Pytorch多GPU训练本质上是数据并行，每个GPU上拥有整个模型的参数，将一个batch的数据均分成N份，每个GPU处理一份数据，然后将每个GPU上的梯度进行整合得到整个batch的梯度，用整合后的梯度更新所有GPU上的参数，完成一次迭代。

其中多gpu训练的方案有两种，一种是利用nn.DataParallel实现，这种方法是最早引入pytorch的，使用简单方便，不涉及多进程。另一种是用torch.nn.parallel.DistributedDataParallel 和

torch.utils.data.distributed.DistributedSampler 结合多进程实现，第二种方式效率更高，参考，但是实现起来稍难, 第二种方式同时支持多节点分布式实现。
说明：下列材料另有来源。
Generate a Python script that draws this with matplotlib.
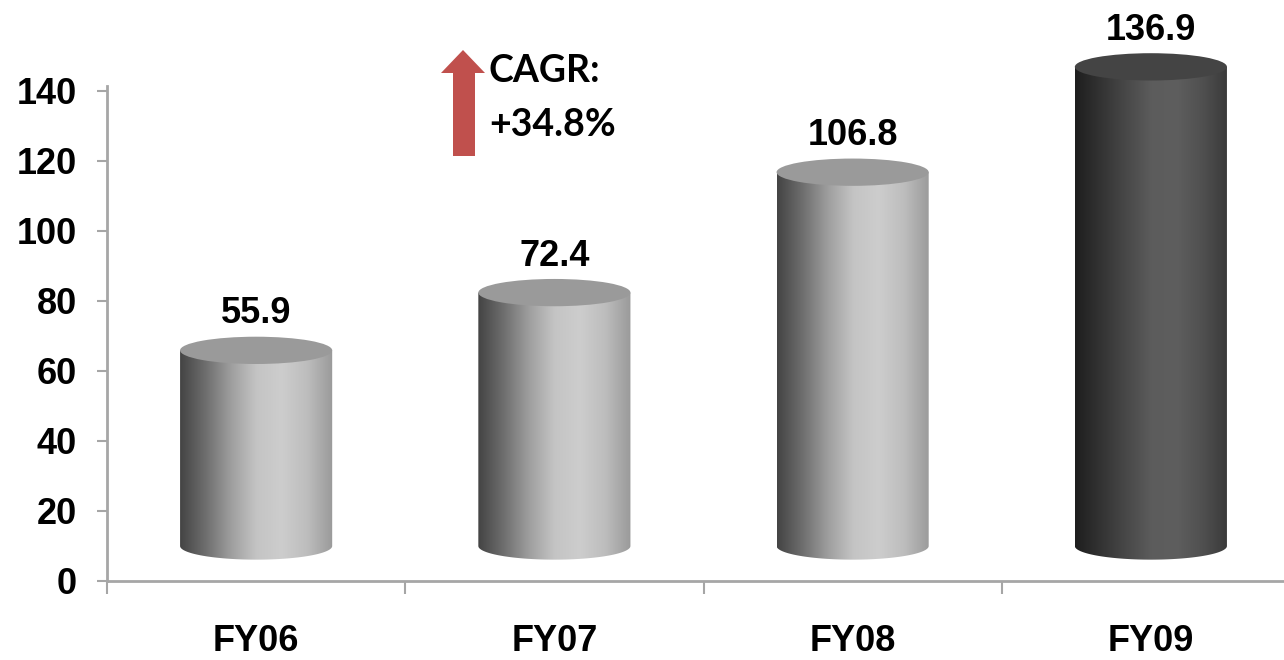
import numpy as np
import matplotlib.pyplot as plt
from matplotlib.patches import Ellipse, PathPatch, Polygon
from matplotlib.path import Path
from matplotlib.colors import LinearSegmentedColormap

years = ['FY06', 'FY07', 'FY08', 'FY09']
revenue = [55.9, 72.4, 106.8, 136.9]
value_labels = ['55.9', '72.4', '106.8', '136.9']
yticks = [0, 20, 40, 60, 80, 100, 120, 140]
cagr_lines = ['CAGR:', '+34.8%']

# shading of the cylinders (left -> right)
light_stops = ['#444444', '#6e6e6e', '#9e9e9e', '#c4c4c4', '#cdcdcd', '#bdbdbd', '#9a9a9a']
dark_stops = ['#1e1e1e', '#333333', '#484848', '#5c5c5c', '#5e5e5e', '#505050', '#3a3a3a']
light_top = '#9a9a9a'
dark_top = '#444444'

FONT = 'Liberation Sans'
FS = 26
W, H = 1284, 660
px = 3.5            # pixels per data unit on y
base = 10           # floor offset of the 3d bars
bw = 0.51           # cylinder width (category units)
eh = 7.8            # ellipse height (data units)
xlim = (-0.5, (W - 257) / 298)
ylim = (0, 581 / px)

fig = plt.figure(figsize=(W / 100, H / 100), dpi=100)
ax = fig.add_axes([107 / W, 1 - 581 / H, 1 - 107 / W, 581 / H])

for i, v in enumerate(revenue):
    dark = (i == len(revenue) - 1)
    cmap = LinearSegmentedColormap.from_list('c', dark_stops if dark else light_stops)
    x0, x1 = i - bw / 2, i + bw / 2
    yb, yt = base, base + v
    t = np.linspace(np.pi, 2 * np.pi, 80)
    arc = np.column_stack([i + bw / 2 * np.cos(t), yb + eh / 2 * np.sin(t)])
    verts = [(x0, yt)] + [tuple(p) for p in arc] + [(x1, yt), (x0, yt)]
    codes = [Path.MOVETO] + [Path.LINETO] * (len(verts) - 2) + [Path.CLOSEPOLY]
    body = PathPatch(Path(verts, codes), facecolor='none', edgecolor='none')
    ax.add_patch(body)
    grad = cmap(np.linspace(0, 1, 256))[None, :, :]
    im = ax.imshow(grad, extent=[x0, x1, yb - eh / 2, yt], aspect='auto',
                   interpolation='bilinear', zorder=2)
    im.set_clip_path(body)
    ax.add_patch(Ellipse((i, yt), bw, eh, facecolor=dark_top if dark else light_top,
                         edgecolor='none', zorder=3))
    ax.text(i, yt + eh / 2 + 1.5, value_labels[i], ha='center', va='bottom',
            fontsize=FS, fontweight='bold', family=FONT, zorder=4)

for s in ['top', 'right']:
    ax.spines[s].set_visible(False)
for s in ['left', 'bottom']:
    ax.spines[s].set_color('#a6a6a6')
    ax.spines[s].set_linewidth(2)
ax.spines['left'].set_bounds(0, 495 / px)

ax.set_yticks(yticks)
ax.set_yticklabels([str(y) for y in yticks], fontsize=FS, fontweight='bold', family=FONT)
ax.tick_params(axis='y', direction='out', length=7.5, width=1.5, color='#a6a6a6', pad=14)

ax.set_xticks(np.arange(len(years)) - 0.5)
ax.set_xticklabels([])
ax.tick_params(axis='x', which='major', direction='out', length=9.5, width=1.5, color='#a6a6a6')
ax.set_xticks(np.arange(len(years)), minor=True)
ax.set_xticklabels(years, minor=True, fontsize=FS, fontweight='bold', family=FONT)
ax.tick_params(axis='x', which='minor', length=0, pad=31)

ax.set_xlim(*xlim)
ax.set_ylim(*ylim)

# CAGR arrow + text
arrow = np.array([(453, 156), (453, 73), (441, 73), (463, 50), (485, 73), (475, 73), (475, 156)],
                 dtype=float)
arrow[:, 0] /= W
arrow[:, 1] = 1 - arrow[:, 1] / H
fig.add_artist(Polygon(arrow, closed=True, facecolor='#c0504d', edgecolor='none',
                       transform=fig.transFigure))
fig.text(489 / W, 1 - 71 / H, cagr_lines[0], ha='left', va='center', fontsize=27,
         fontweight='bold', family='Lato')
fig.text(489 / W, 1 - 125 / H, cagr_lines[1], ha='left', va='center', fontsize=27,
         fontweight='bold', family='Lato')

fig.savefig('out.png', dpi=100, facecolor='white')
方案二的效率要比方案一高，即使是在单运算节点上，参考pytorch doc:

In the single-machine synchronous case, torch.distributed or the torch.nn.parallel.DistributedDataParallel() wrapper may still have advantages over other approaches to data parallelism, including torch.nn.DataParallel():

本篇文章将详细介绍这两种方式的实现,只限于单机上实现，分布式较为复杂，下一篇文章再介绍。

参考:

方案一

步骤

将model用nn.DataParallel wrap.

model = nn.DataParallel(model)

用os.environ["CUDA_VISIBLE_DEVICES"]="0"指定当前程序可以使用GPU设备号，如果不指定将会使用设备上所有的GPU设备。

os.environ["CUDA_VISIBLE_DEVICES"]="0,1,2" #使用3个GPU

model.cuda()或者model.to("cuda")和data.cuda()或者data.to("cuda")将模型和数据放入GPU上。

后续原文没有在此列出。